Owens, a Democrat from Millersville who is running for re-election against Republican Phillip D. Bissett, has promoted reuse of the site as a way to provide 1,800 jobs for residents and expand the county's commercial tax base.

At build-out, the business complex is expected to bring in about $3 million a year in tax revenue.

It's unclear when demolition and construction could begin at the site across the Severn River from the Naval Academy. The developers, Annapolis Partners LLC, a team that consists of Annapolis entrepreneur Maurice B. Tose and Mesirow Stein Real Estate of Chicago, have not completed a site plan.

"Who knows how long that will take?" said Ronald K. McDonald, a senior vice president with Mesirow Stein. "It certainly won't be an overnight process."

In fact, county officials said yesterday, it may take three months or more before anything happens at the former naval base, which federal officials closed in 1999. Annapolis Partners has yet to receive the necessary demolition, grading and building permits.

"They will take the same process that other developers take when they want to move forward on their project," said county land-use officer Robert L. Walker, who added that officials could approve demolition permits in as few as three weeks after developers complete site plans. Building permits could take three to six months, he said.

Annapolis Partners plans to build three office campuses and an inn at the site, one of the last major tracts available for development along the county's waterfront. The project, which is to be completed in stages, could take a decade or more.

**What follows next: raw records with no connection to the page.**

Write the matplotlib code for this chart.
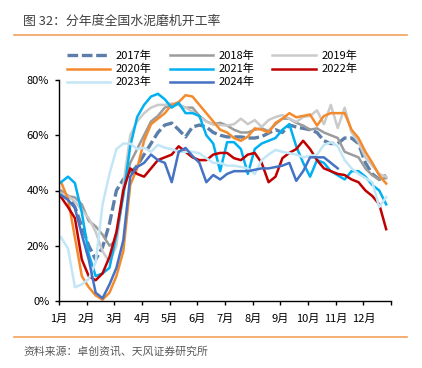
import numpy as np
import matplotlib
matplotlib.use("Agg")
import matplotlib.pyplot as plt
from matplotlib.lines import Line2D

plt.rcParams['font.family'] = ['Noto Sans CJK SC', 'DejaVu Sans']

months = ["1月", "2月", "3月", "4月", "5月", "6月", "7月", "8月", "9月", "10月", "11月", "12月"]

y2017 = [39, 38, 34, 27, 20, 15, 19.5, 28, 40, 44, 46, 49, 53, 57, 61, 63.7, 64.4, 62, 59.4, 63,
         63.7, 63, 61, 60, 59.4, 59.4, 59.4, 59, 59, 59.5, 60.8, 62, 61, 63.7, 63, 62.5, 62, 61,
         58, 57, 57, 59, 59, 57, 50, 46, 44, 45.5]
y2018 = [40, 38, 37.5, 35, 29, 27, 24, 20, 22, 40, 50, 55, 60, 65, 67, 70, 71, 71, 70, 70,
         67, 65, 64, 64.5, 63.5, 62, 61, 61, 62, 62.5, 61.5, 64, 66, 66, 64.5, 63.5, 62, 62.5,
         61, 60, 59, 54, 53, 52, 48, 45.5, 44, 44.5]
y2019 = [39, 38, 36, 33, 30, 25, 18, 14, 20, 42, 60, 65, 68, 70, 71, 71, 71.5, 71, 70, 68.5,
         66.6, 65, 64, 63.7, 63.5, 64, 66, 64, 65.5, 63, 65.5, 66.6, 67.3, 66, 64.8, 66.6, 67,
         69, 64, 71, 62.6, 70, 61, 57.5, 52, 49, 46, 45]
y2020 = [43, 37, 23, 9, 5, 2, 0.5, 3, 9, 18, 42, 48, 58, 64, 66, 68, 71, 72, 74.5, 74,
         71, 68, 65, 62, 61, 59, 58, 59.5, 62.5, 62, 61, 64.5, 66, 68, 66.5, 67, 67.5, 63.5,
         67, 68, 68, 68, 62, 59, 54, 50, 45.5, 42.5]
y2021 = [43, 45, 42.7, 32, 17, 9, 10, 12, 24, 38, 56, 66.6, 71, 74, 75, 73, 70, 71.7, 68, 68,
         67, 60, 57, 47, 57.5, 57.5, 55, 46, 55, 57, 58, 59, 62, 64, 56, 50, 45, 51, 50, 47,
         45.5, 44, 47, 47, 45, 42, 40, 35]
y2022 = [37.6, 34, 30, 15, 9, 7.5, 10, 16, 25, 40, 48, 46, 45, 48, 51, 52, 53, 56, 54, 52,
         51, 51, 53, 53.6, 53.6, 51.7, 51, 53, 53.6, 50, 43, 45, 51.7, 53.6, 55, 58, 55, 51,
         48, 47, 46, 45.6, 44, 43, 40, 38, 35, 26]
y2023 = [23, 19, 5, 6, 8, 14, 35, 46, 55, 57, 57, 55, 55.5, 54, 56.5, 55.5, 55, 54, 54, 54,
         53.5, 51.7, 50, 50, 49, 49, 48.5, 48, 46, 51, 53, 54.7, 54, 53.5, 53, 52, 52.5, 53,
         56.5, 57.5, 56, 51, 48, 46, 44.5, 43, 34, 37.6]
y2024 = [38.4, 36.6, 33.7, 24, 15, 3, 1, 6, 12, 22, 45, 48.5, 50, 53, 51, 50, 43, 54, 55.4,
         52.5, 50, 43, 45.6, 44, 46, 47, 47, 47, 47.5, 48, 48, 48.5, 49, 50, 43.5, 47, 52, 52,
         52, 50, 48]

series = [
    ("2017年", y2017, "#5B7FA9", "dashed"),
    ("2018年", y2018, "#9C9C9C", "solid"),
    ("2019年", y2019, "#CACACA", "solid"),
    ("2020年", y2020, "#F58A2C", "solid"),
    ("2021年", y2021, "#00B0F0", "solid"),
    ("2022年", y2022, "#C00000", "solid"),
    ("2023年", y2023, "#C3E6F7", "solid"),
    ("2024年", y2024, "#4472C4", "solid"),
]

fig = plt.figure(figsize=(4.22, 3.68), dpi=100)
ax = fig.add_axes([59 / 422, 1 - 301 / 368, 332 / 422, 221 / 368])

handles = {}
for name, vals, color, style in series:
    x = (np.arange(len(vals)) + 0.3) * 0.25
    if style == "dashed":
        ln, = ax.plot(x, vals, color=color, lw=2.4, dashes=(3.2, 1.1), solid_capstyle='butt')
    else:
        ln, = ax.plot(x, vals, color=color, lw=1.8, solid_joinstyle='round')
    handles[name] = ln

ax.set_xlim(0, 12)
ax.set_ylim(0, 80)
ax.set_xticks(np.arange(0, 13))
ax.set_xticklabels(months + [""])
ax.set_yticks([0, 20, 40, 60, 80])
ax.set_yticklabels([f"{v}%" for v in [0, 20, 40, 60, 80]])
for s in ["top", "right"]:
    ax.spines[s].set_visible(False)
for s in ["left", "bottom"]:
    ax.spines[s].set_color("#000000")
    ax.spines[s].set_linewidth(1.0)
ax.tick_params(axis='x', length=3, width=1, pad=6, labelsize=8, colors="#000000")
ax.tick_params(axis='y', length=3, width=1, pad=4, labelsize=8, colors="#000000")

order = ["2017年", "2020年", "2023年", "2018年", "2021年", "2024年", "2019年", "2022年"]
leg_handles = []
for nm in order:
    h = handles[nm]
    lh = Line2D([0], [0], color=h.get_color(), lw=h.get_linewidth(), linestyle=h.get_linestyle())
    if nm == "2017年":
        lh.set_dashes((3.2, 1.1))
    leg_handles.append(lh)
fig.legend(leg_handles, order, ncol=3, loc='upper left',
           bbox_to_anchor=(67 / 422, 1 - 51 / 368), frameon=False, fontsize=8,
           handlelength=3.9, handletextpad=0.5, columnspacing=1.6, labelspacing=0.24,
           borderpad=0, borderaxespad=0)

fig.text(23 / 422, 1 - 21 / 368, "图 32：分年度全国水泥磨机开工率", fontsize=9.3,
         color="#404040", va='center', ha='left')
fig.add_artist(Line2D([14 / 422, 407 / 422], [1 - 35 / 368, 1 - 35 / 368], color="#F4A15D", lw=1.2))
fig.add_artist(Line2D([14 / 422, 407 / 422], [1 - 337 / 368, 1 - 337 / 368], color="#F4A15D", lw=1.2))
fig.text(23 / 422, 1 - 352 / 368, "资料来源：卓创资讯、天风证券研究所", fontsize=7.8,
         color="#595959", va='center', ha='left')

fig.savefig("out.png", dpi=100)
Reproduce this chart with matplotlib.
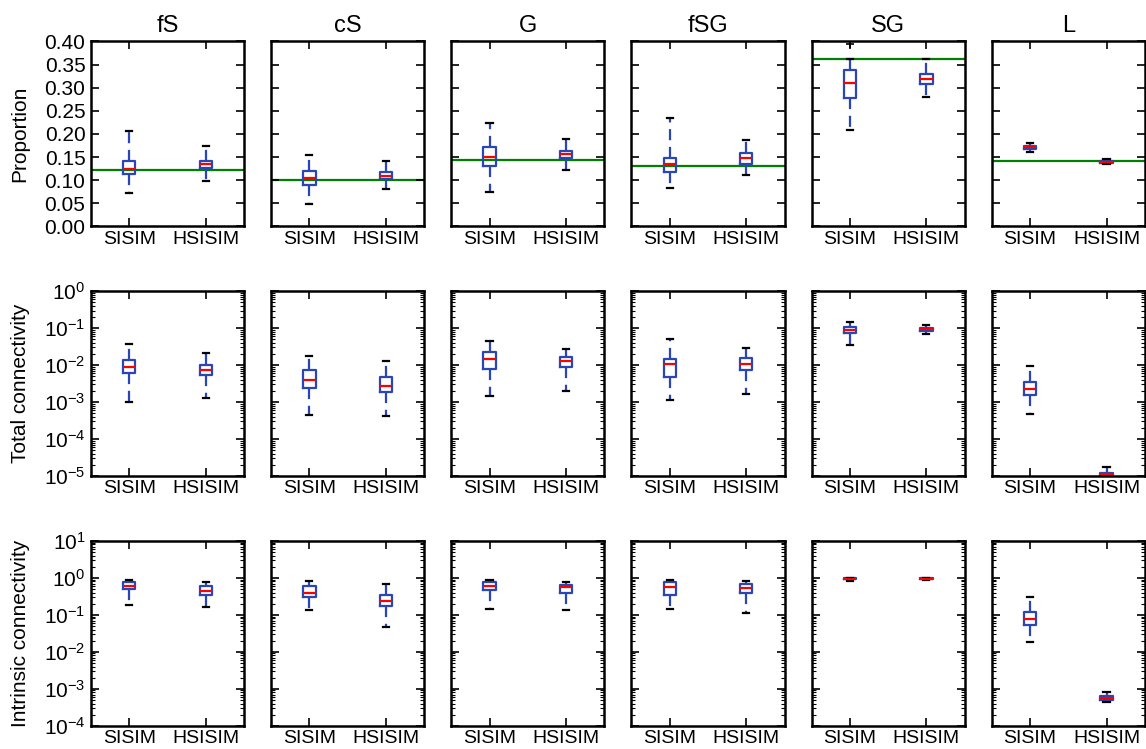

Environmental cleanup at the former base, which will be paid for by the developers, is expected to be a considerable undertaking. Annapolis Partners also has agreed to pay the county to cover part of the cost of executing the land deal, a process that has taken about 7 years. Developers paid $500,000 yesterday and will pay another $1 million when building permits for the third phase of the project are issued, or on April 30, 2011, whichever comes first. The exact amount spent by county officials was unavailable yesterday.

Tose, who attended the ceremony yesterday, said he was "ecstatic" that the land was finally his. A 1978 Naval Academy graduate, Tose said he has long dreamed of owning the site across the river from his alma mater. His business, TeleCommunication Systems Inc., now housed in two offices on West Street, will occupy one of the office campuses.

"Wow! It has been quite a journey," Tose said yesterday.

At times, the project has been mired in controversy. Owens dismissed the former chairman of the David Taylor redevelopment advisory committee, Steve Carr, early last year after he sent e-mails critical of the project to County Council members.

More recently, six members of the advisory committee criticized Owens for not closing legal loopholes in the agreement that could allow for more traffic than agreed upon in the area.

The council voted last month to adopt legislation that cleared the way for the transfer, despite strong objections by council member Barbara D. Samorajczyk, an Annapolis Democrat.